A revival, which tours to the Sheffield Lyceum next week, has retained its Seventies setting.
“It has to be done that way to work, it has to be before mobile phones and all of that,” says Deborah Grant playing the arch-Tory wife of the committee chairman. “But it is surprisingly relevant today, the problems between the Tories and the so-called lefties go on for ever, it seems.”
Now, of course, divisions are no longer on strictly party lines so will that affect how audiences see it?
“It will be interesting to see – because presumably something will happen before October 31 – however it plays out,” she responds.
“It’s extraordinary how we have gone through decades where nobody seemed interested in politics, now everyone is suddenly on fire and talks about little else.
“I don’t know whether it’s a good thing or a bad thing but it has certainly rejuvenated politics in this country and galvanised our youngsters which is wonderful.”
As to Ten Times Tables it’s about human behaviour rather than politics. “It was based on Alan Ayckbourn’s experience of sitting on committees in Scarborough,” explains Grant. “He is one of those brilliant writers who is never living but listening. So a lot of these characters, I fear, well we know, are based on real people.”
The new production is directed by Robin Herford who acted in the original production and has directed it four times since. “We are blessed. No one knows this play better apart from Ayckbourn himself.”
This is Deborah Grant’s third Ayckbourn appearance after taking over from the original Bedroom Farce cast in the West End when they went to New York in 1979 and more recently in Absurd Person Singular on tour for Bill Kenwright with Robert Duncan who is also in this.
“I just love his plays and am so thrilled to be doing another one,” she says.
Ten Times Table is the inaugural production of The Classic Comedy Theatre Company, produced by Bill Kenwright in the vein of The Agatha Christie, The Classic Thriller and The Classic Screen To Stage companies.
“I have done a number of the Classic Thrillers and it’s great to be doing comedy for a change.”
In fact these days Deborah Grant is probably best known for comedy in the long-running sitcom, Not Going Out, playing Lee Mack’s mother-in-law.
But she insists: “I am very much the straight guy in Not Going Out and try and comfort myself that there has to be a straight guy in these things.”

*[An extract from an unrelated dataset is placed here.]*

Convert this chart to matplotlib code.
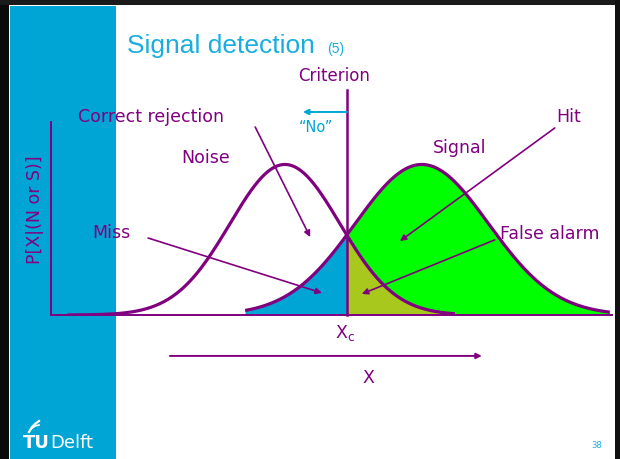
import numpy as np
import matplotlib
matplotlib.use("Agg")
import matplotlib.pyplot as plt
from matplotlib.patches import Rectangle

# Distribution parameters (x in arbitrary X units, y relative)
noise_mean, noise_sd = 4.17, 0.98
signal_mean, signal_sd = 6.61, 1.19
peak_height = 0.78
noise_range = (0.29, 7.2)
signal_range = (3.46, 9.96)
criterion = 5.28

labels = ["Correct rejection", "Noise", "Signal", "Hit", "Miss", "False alarm"]

PURPLE = "#800080"
CYAN = "#00A5D6"
TITLE_C = "#1AAEE0"
GREEN = "#00FF00"
OLIVE = "#A8C81E"

fig = plt.figure(figsize=(6.2, 4.59), dpi=100)

# slide background / decoration in pixel coordinates
bg = fig.add_axes([0, 0, 1, 1], zorder=0)
bg.set_xlim(0, 620)
bg.set_ylim(459, 0)
bg.axis('off')
bg.add_patch(Rectangle((10, 6), 106, 453, color=CYAN, lw=0))
bg.add_patch(Rectangle((0, 0), 9, 459, color="#0a0a0a", lw=0))
bg.add_patch(Rectangle((0, 0), 620, 5, color="#1a1a1a", lw=0))
bg.add_patch(Rectangle((615, 0), 5, 459, color="#111111", lw=0))
bg.text(127, 53, "Signal detection", color=TITLE_C, fontsize=19,
        family="Liberation Sans", va="baseline", ha="left")
bg.text(327, 53, "(5)", color=TITLE_C, fontsize=10,
        family="Liberation Sans", va="baseline", ha="left")
bg.text(597, 446, "38", color=TITLE_C, fontsize=6, ha="center", va="center")
# logo
bg.text(23, 448, "TU", color="white", fontsize=13, fontweight="bold",
        family="DejaVu Sans", va="baseline", ha="left")
bg.text(50, 448, "Delft", color="white", fontsize=13,
        family="DejaVu Sans", va="baseline", ha="left")
bg.plot([29, 32, 35, 39], [432, 427, 424, 421], color="white", lw=1.6)
bg.plot([31, 35, 39], [429, 426, 425], color="white", lw=1.2)

# chart axes
ax = fig.add_axes([51 / 620, 1 - 315 / 459, 561 / 620, 193 / 459], zorder=1)
ax.patch.set_alpha(0)
ax.set_xlim(0, 10)
ax.set_ylim(0, 1)
for s in ["top", "right"]:
    ax.spines[s].set_visible(False)
for s in ["left", "bottom"]:
    ax.spines[s].set_color(PURPLE)
    ax.spines[s].set_linewidth(1.4)
ax.set_xticks([])
ax.set_yticks([])


def curve(mean, sd, x):
    return peak_height * np.exp(-0.5 * ((x - mean) / sd) ** 2)


xn = np.linspace(noise_range[0], noise_range[1], 400)
xs = np.linspace(signal_range[0], signal_range[1], 400)
yn = curve(noise_mean, noise_sd, xn)
ys = curve(signal_mean, signal_sd, xs)

# filled areas
xm = np.linspace(signal_range[0], criterion, 200)
ax.fill_between(xm, 0, curve(signal_mean, signal_sd, xm), color=CYAN, lw=0)
xf = np.linspace(criterion, noise_range[1], 200)
ax.fill_between(xf, 0, curve(noise_mean, noise_sd, xf), color=OLIVE, lw=0)
xh = np.linspace(criterion, signal_range[1], 300)
nh = np.where(xh <= noise_range[1], curve(noise_mean, noise_sd, xh), 0)
ax.fill_between(xh, nh, curve(signal_mean, signal_sd, xh), color=GREEN, lw=0)

ax.plot(xn, yn, color=PURPLE, lw=2.3, solid_capstyle="butt")
ax.plot(xs, ys, color=PURPLE, lw=2.3, solid_capstyle="butt")

# criterion line
ax.plot([criterion, criterion], [0, 1.166], color=PURPLE, lw=1.8, clip_on=False)
ax.text(5.04, 1.238, "Criterion", color=PURPLE, fontsize=12, ha="center", va="center")
ax.annotate("", xy=(4.49, 1.052), xytext=(criterion, 1.052), annotation_clip=False,
            arrowprops=dict(arrowstyle="-|>", color=CYAN, lw=1.4, mutation_scale=8,
                            shrinkA=0, shrinkB=0))
ax.text(4.72, 0.974, "\u201cNo\u201d", color=CYAN, fontsize=10.5, ha="center", va="center")

tk = dict(color=PURPLE, fontsize=12.5, va="center")
arr = dict(arrowstyle="-|>", color=PURPLE, lw=1.2, mutation_scale=9, shrinkA=0, shrinkB=0)

ax.text(0.48, 1.026, labels[0], ha="left", **tk)
ax.annotate("", xy=(4.62, 0.404), xytext=(3.64, 0.974), annotation_clip=False, arrowprops=arr)
ax.text(2.75, 0.813, labels[1], ha="center", **tk)
ax.text(7.29, 0.865, labels[2], ha="center", **tk)
ax.text(9.23, 1.026, labels[3], ha="center", **tk)
ax.annotate("", xy=(6.22, 0.383), xytext=(8.98, 0.969), annotation_clip=False, arrowprops=arr)
ax.text(0.73, 0.425, labels[4], ha="left", **tk)
ax.annotate("", xy=(4.83, 0.114), xytext=(1.73, 0.399), annotation_clip=False, arrowprops=arr)
ax.text(8.0, 0.42, labels[5], ha="left", **tk)
ax.annotate("", xy=(5.54, 0.109), xytext=(7.91, 0.389), annotation_clip=False, arrowprops=arr)

ax.text(5.24, -0.093, "X$_\\mathregular{c}$", color=PURPLE, fontsize=12.5,
        ha="center", va="center")
ax.annotate("", xy=(7.68, -0.212), xytext=(2.12, -0.212), annotation_clip=False,
            arrowprops=dict(arrowstyle="-|>", color=PURPLE, lw=1.4, mutation_scale=8,
                            shrinkA=0, shrinkB=0))
ax.text(5.65, -0.326, "X", color=PURPLE, fontsize=12.5, ha="center", va="center")
ax.text(-0.285, 0.544, "P[X|(N or S)]", color=PURPLE, fontsize=12.5, rotation=90,
        ha="center", va="center")

fig.savefig("out.png", dpi=100)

Series 11 is scheduled to start recording around the time of the end of the Ten Times Table tour next May. And she understands there are more series in the offing which takes away the uncertainty about recommissioning. “I guess at my age I am happy just to be working at well past retirement age - though I guess actors don’t really retire.”

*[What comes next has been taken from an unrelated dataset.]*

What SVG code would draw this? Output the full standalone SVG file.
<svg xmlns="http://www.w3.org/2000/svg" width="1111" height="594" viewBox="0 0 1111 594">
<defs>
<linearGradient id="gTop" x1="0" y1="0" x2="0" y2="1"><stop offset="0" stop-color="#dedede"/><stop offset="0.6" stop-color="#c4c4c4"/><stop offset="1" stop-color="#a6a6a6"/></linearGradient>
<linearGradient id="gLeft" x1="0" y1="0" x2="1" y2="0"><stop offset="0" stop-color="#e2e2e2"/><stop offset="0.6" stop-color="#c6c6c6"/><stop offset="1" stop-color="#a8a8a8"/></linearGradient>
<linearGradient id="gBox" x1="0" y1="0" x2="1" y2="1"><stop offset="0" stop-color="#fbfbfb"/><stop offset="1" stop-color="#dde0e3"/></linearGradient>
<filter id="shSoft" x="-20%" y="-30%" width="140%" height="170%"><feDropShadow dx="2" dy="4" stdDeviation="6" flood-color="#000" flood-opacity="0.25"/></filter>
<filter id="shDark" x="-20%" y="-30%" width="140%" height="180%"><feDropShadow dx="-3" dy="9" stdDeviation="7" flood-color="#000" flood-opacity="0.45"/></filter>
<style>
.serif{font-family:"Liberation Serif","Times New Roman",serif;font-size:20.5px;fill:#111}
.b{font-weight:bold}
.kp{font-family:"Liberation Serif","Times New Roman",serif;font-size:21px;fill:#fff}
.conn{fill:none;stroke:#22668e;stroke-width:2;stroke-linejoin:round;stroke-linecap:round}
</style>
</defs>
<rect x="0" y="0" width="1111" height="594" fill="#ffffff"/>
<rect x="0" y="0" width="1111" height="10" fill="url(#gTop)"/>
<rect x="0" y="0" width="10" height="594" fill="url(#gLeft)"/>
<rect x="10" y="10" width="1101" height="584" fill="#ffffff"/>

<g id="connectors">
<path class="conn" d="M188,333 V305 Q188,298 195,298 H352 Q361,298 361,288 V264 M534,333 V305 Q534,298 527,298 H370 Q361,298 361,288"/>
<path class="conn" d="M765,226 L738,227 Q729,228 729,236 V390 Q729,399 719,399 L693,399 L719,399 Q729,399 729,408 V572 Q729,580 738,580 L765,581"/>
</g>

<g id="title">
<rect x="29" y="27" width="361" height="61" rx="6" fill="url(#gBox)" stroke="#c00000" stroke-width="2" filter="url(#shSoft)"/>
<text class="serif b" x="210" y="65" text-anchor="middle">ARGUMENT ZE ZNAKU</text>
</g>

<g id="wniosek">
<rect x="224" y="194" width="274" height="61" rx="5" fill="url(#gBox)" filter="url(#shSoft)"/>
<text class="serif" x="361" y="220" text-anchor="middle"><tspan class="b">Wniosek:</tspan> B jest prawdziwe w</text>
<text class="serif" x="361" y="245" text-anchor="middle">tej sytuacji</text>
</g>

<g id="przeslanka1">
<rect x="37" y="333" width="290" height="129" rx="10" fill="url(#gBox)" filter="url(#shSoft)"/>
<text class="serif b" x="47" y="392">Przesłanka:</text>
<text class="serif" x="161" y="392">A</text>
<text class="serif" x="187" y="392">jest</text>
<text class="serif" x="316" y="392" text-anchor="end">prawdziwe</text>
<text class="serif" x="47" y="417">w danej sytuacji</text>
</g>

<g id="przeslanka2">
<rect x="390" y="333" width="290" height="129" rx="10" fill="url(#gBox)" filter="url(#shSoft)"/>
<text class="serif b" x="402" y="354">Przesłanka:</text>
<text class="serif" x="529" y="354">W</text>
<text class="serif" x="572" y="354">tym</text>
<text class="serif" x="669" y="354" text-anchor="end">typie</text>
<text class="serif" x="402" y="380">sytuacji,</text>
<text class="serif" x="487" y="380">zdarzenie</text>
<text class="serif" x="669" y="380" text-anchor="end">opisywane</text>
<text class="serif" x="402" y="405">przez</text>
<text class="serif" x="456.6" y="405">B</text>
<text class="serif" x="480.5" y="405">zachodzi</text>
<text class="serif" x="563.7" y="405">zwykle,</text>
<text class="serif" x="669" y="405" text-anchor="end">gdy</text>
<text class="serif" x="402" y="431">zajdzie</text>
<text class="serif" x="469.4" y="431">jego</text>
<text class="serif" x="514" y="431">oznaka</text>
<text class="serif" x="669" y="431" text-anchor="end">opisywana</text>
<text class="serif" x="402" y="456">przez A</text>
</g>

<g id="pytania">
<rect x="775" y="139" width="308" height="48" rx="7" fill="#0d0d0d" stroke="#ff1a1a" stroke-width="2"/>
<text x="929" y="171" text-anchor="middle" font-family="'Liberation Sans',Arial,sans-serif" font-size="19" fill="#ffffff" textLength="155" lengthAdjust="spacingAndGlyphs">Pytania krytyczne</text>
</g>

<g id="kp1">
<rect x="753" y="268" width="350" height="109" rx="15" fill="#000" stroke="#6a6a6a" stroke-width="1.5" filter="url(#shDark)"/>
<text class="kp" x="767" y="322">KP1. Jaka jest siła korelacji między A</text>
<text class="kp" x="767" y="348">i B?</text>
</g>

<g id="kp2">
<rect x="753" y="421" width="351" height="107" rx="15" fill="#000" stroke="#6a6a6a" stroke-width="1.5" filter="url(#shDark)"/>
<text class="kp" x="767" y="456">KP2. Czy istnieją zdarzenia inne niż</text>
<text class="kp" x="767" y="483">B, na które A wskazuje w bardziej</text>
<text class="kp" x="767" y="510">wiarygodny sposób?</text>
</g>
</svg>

Her CV is packed with TV classics such as Bouquet of Barbed Wire, Bergerac (playing the Jersey detective’s ex), Peak Practice and Victoria Wood so she is not associated with one thing.
“That’s the sad thing. People say, ‘ I know you don’t I?’ and I say yes and then they ask what they have seen me in and I reel off a whole lot of things because I have been doing this for 50 years and they just look blank. It’s really depressing,” she laughs.
Ten Times Table is at the Sheffield Lyceum from Monday to Saturday, October 21-26.